Like Lane, Hickey wrote a couple of songs with Berns that did nothing. But Berns loved knowing Ersel. A jubilant Berns burst into Hickey’s Brill Building office one morning, waving the album just released by Mexican American rocker Ritchie Valens, who had died that February 1959 in the same plane crash that killed the Big Bopper and Buddy Holly. The Valens hit “La Bamba,” with its familiar C-F-G-F progression rooted deeply in the Latin sound that fascinated Berns, was his current favorite song. “Look,” he told Hickey, “you’re right next to ‘La Bamba.’” And, yes, Valens’s version of “Bluebirds” was the second cut on the album, immediately following “La Bamba.”

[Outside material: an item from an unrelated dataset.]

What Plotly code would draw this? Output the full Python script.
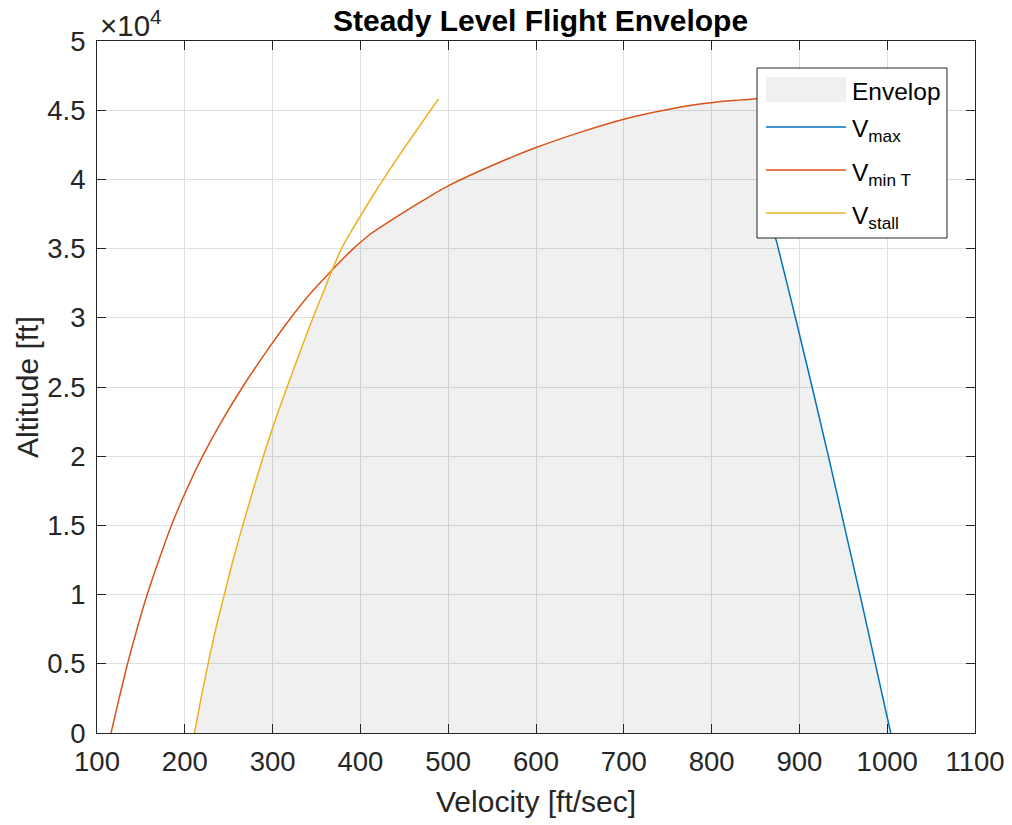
import plotly.graph_objects as go

# ---- data ----
TROPO = 36089  # altitude of the kink in the curves

h_stall = [0, 2500, 5000, 7500, 10000, 12500, 15000, 17500, 20000, 22500, 25000,
           27500, 30000, 32500, 33460, 35000, 36089, 39000, 41900, 44000, 45820]
v_stall = [211, 218.5, 226.5, 235.2, 245, 255, 266, 277.5, 289.5, 302.5, 316.5,
           331, 346, 361.8, 367.8, 378.5, 388, 416, 446, 469, 489]

h_minT = [0, 2500, 5000, 7500, 10000, 12500, 15000, 17500, 20000, 22500, 25000,
          27500, 30000, 31750, 33460, 35000, 36089, 37430, 38500, 39530, 41000,
          42300, 43400, 44350, 45050, 45440, 45680, 45800, 45840]
v_minT = [116, 125.2, 134.8, 145.5, 157.2, 170.5, 184.8, 201.5, 220.3, 241.8, 265.8,
          292.3, 320.8, 343, 367.8, 392, 412, 444.7, 472, 500, 550,
          600, 650, 700, 750, 786.6, 820, 845, 857]

h_max = [0, 5000, 10000, 15000, 20000, 25000, 30000, 35000, 37500, 40000, 43000, 45840]
v_max = [1004, 986.5, 969, 951, 933, 914.5, 895.5, 876, 866, 860, 857.5, 857]

h_cross = 33460  # stall / min-thrust crossing altitude

x_ticks = [100, 200, 300, 400, 500, 600, 700, 800, 900, 1000, 1100]
y_ticks = [0, 5000, 10000, 15000, 20000, 25000, 30000, 35000, 40000, 45000, 50000]
y_tick_text = ["0", "0.5", "1", "1.5", "2", "2.5", "3", "3.5", "4", "4.5", "5"]

legend_labels = ["Envelop", "V<sub>max</sub>", "V<sub>min T</sub>", "V<sub>stall</sub>"]

C_MAX, C_MINT, C_STALL = "#0072BD", "#D95319", "#EDB120"
C_ENV = "#f0f0f0"
AX = "#262626"
FONT = "Liberation Sans, Arial, Helvetica, sans-serif"

# ---- geometry (page pixels; the html body adds an 8px offset) ----
OFF = 8
W, H = 1012 - OFF, 825 - OFF
P_LEFT, P_RIGHT, P_TOP, P_BOTTOM = 97, 975, 41, 733  # plot area in page pixels
ML, MT = P_LEFT - OFF, P_TOP - OFF
MR, MB = W - (P_RIGHT - OFF), H - (P_BOTTOM - OFF)
PW, PH = P_RIGHT - P_LEFT, P_BOTTOM - P_TOP


def px(xp):
    return (xp - P_LEFT) / PW


def py(yp):
    return (P_BOTTOM - yp) / PH


# ---- envelope polygon built from the curves ----
env_v, env_h = [], []
for v, h in zip(v_stall, h_stall):
    if h <= h_cross:
        env_v.append(v); env_h.append(h)
for v, h in zip(v_minT, h_minT):
    if h > h_cross:
        env_v.append(v); env_h.append(h)
for v, h in reversed(list(zip(v_max, h_max))):
    env_v.append(v); env_h.append(h)
env_v.append(env_v[0]); env_h.append(env_h[0])

fig = go.Figure()
fig.add_trace(go.Scatter(x=env_v, y=env_h, mode="lines", fill="toself",
                         fillcolor="rgba(0,0,0,0.058)", line=dict(width=0),
                         name="Envelop", hoverinfo="skip", showlegend=False))


def add_split(vs, hs, color, name):
    lo = [(v, h) for v, h in zip(vs, hs) if h <= TROPO]
    hi = [(v, h) for v, h in zip(vs, hs) if h >= TROPO]
    for seg in (lo, hi):
        fig.add_trace(go.Scatter(x=[p[0] for p in seg], y=[p[1] for p in seg],
                                 mode="lines", name=name, showlegend=False,
                                 line=dict(color=color, width=1.5, shape="spline",
                                           smoothing=1.0)))


fig.add_trace(go.Scatter(x=v_max, y=h_max, mode="lines", name="Vmax", showlegend=False,
                         line=dict(color=C_MAX, width=1.5, shape="spline", smoothing=1.0)))
add_split(v_minT, h_minT, C_MINT, "Vmin T")
add_split(v_stall, h_stall, C_STALL, "Vstall")

axis_common = dict(showline=True, linecolor=AX, linewidth=1, mirror="ticks",
                   ticks="inside", ticklen=9, tickcolor=AX, tickwidth=1,
                   showgrid=True, gridcolor="#dfdfdf", gridwidth=1, automargin=False,
                   zeroline=False, ticklabeloverflow="allow",
                   tickfont=dict(size=27.5, color=AX, family=FONT))

fig.update_xaxes(range=[100, 1100], tickvals=x_ticks, ticktext=[str(t) for t in x_ticks],
                 ticklabelstandoff=4, **axis_common)
fig.update_yaxes(range=[0, 50000], tickvals=y_ticks, ticktext=y_tick_text,
                 ticklabelstandoff=5, **axis_common)

ann = []
# exponent label
ann.append(dict(xref="paper", yref="paper", x=px(98), y=py(44), xanchor="left",
                yanchor="bottom", text="×10<sup>4</sup>", showarrow=False,
                font=dict(size=29.5, color=AX, family=FONT)))
# axis titles
ann.append(dict(xref="paper", yref="paper", x=px(536), y=py(801), xanchor="center",
                yanchor="middle", text="Velocity [ft/sec]", showarrow=False,
                font=dict(size=30, color=AX, family=FONT)))
ann.append(dict(xref="paper", yref="paper", x=px(27), y=py(387), xanchor="center",
                yanchor="middle", text="Altitude [ft]", textangle=-90, showarrow=False,
                font=dict(size=30, color=AX, family=FONT)))
# title
ann.append(dict(xref="paper", yref="paper", x=px(540), y=py(21), xanchor="center",
                yanchor="middle", text="<b>Steady Level Flight Envelope</b>", showarrow=False,
                font=dict(size=30, color="black", family=FONT)))

# ---- hand-drawn legend box (MATLAB style) ----
shapes = []
shapes.append(dict(type="rect", xref="paper", yref="paper", x0=px(757), x1=px(947),
                   y0=py(238), y1=py(68), fillcolor="white",
                   line=dict(color=AX, width=1)))
shapes.append(dict(type="rect", xref="paper", yref="paper", x0=px(766), x1=px(846),
                   y0=py(102), y1=py(77), fillcolor=C_ENV, line=dict(width=0)))
row_y = [90, 127, 170, 213]
for yy, col in zip(row_y[1:], [C_MAX, C_MINT, C_STALL]):
    shapes.append(dict(type="line", xref="paper", yref="paper", x0=px(766), x1=px(846),
                       y0=py(yy), y1=py(yy), line=dict(color=col, width=1.5)))
text_y = [91, 131, 174, 217]
for yy, lab in zip(text_y, legend_labels):
    ann.append(dict(xref="paper", yref="paper", x=px(850), y=py(yy), xanchor="left",
                    yanchor="middle", text=lab, showarrow=False,
                    font=dict(size=24.5, color="black", family=FONT)))

fig.update_layout(
    width=W, height=H,
    margin=dict(l=ML, r=MR, t=MT, b=MB, autoexpand=False),
    paper_bgcolor="white", plot_bgcolor="white",
    showlegend=False,
    annotations=ann, shapes=shapes,
)

fig.write_html("out.html")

But Berns was getting nowhere. He ran through Ed Feldman’s money. His girlfriend grew tired of his mouthful of promises. When they were threatened with eviction, his cousin Burt Gordon, by now a practicing attorney in Manhattan, made a couple of convincing phone calls to stall the landlord. But when the rent was still not forthcoming, Rita and Bert went sneaking out in the middle of the night from the dump with the fake fireplace and the kitchen in the hallway, carrying what few possessions they had. For Rita, it was the end. Exasperated at his endless stream of schemes and plans for the future, she no longer believed Bert. She never really liked his music, another jazz snob looking down her nose at rock and roll. She decided he would never make it and split for Florida without him.

Bert was disconsolate. He pleaded his case over the long-distance wires, promising changes, asking her to marry him. But Rita stayed in Florida. Losing his girlfriend and the apartment was one thing, but he also couldn’t pay the rent on his office at 1650. Herbie Wasserman liked Bert—everybody did—but he also thought he was a semitalented know-nothing who was never going to amount to anything. But then Wasserman also thought of rock and roll as children’s music. He wasn’t above putting something together called “Rebel Yell” with trumpet and tympani and grown men going “Whoop! Whoop!” He would do that (and even managed to sell it to a label), but he didn’t have to like it. Berns actually liked the stuff.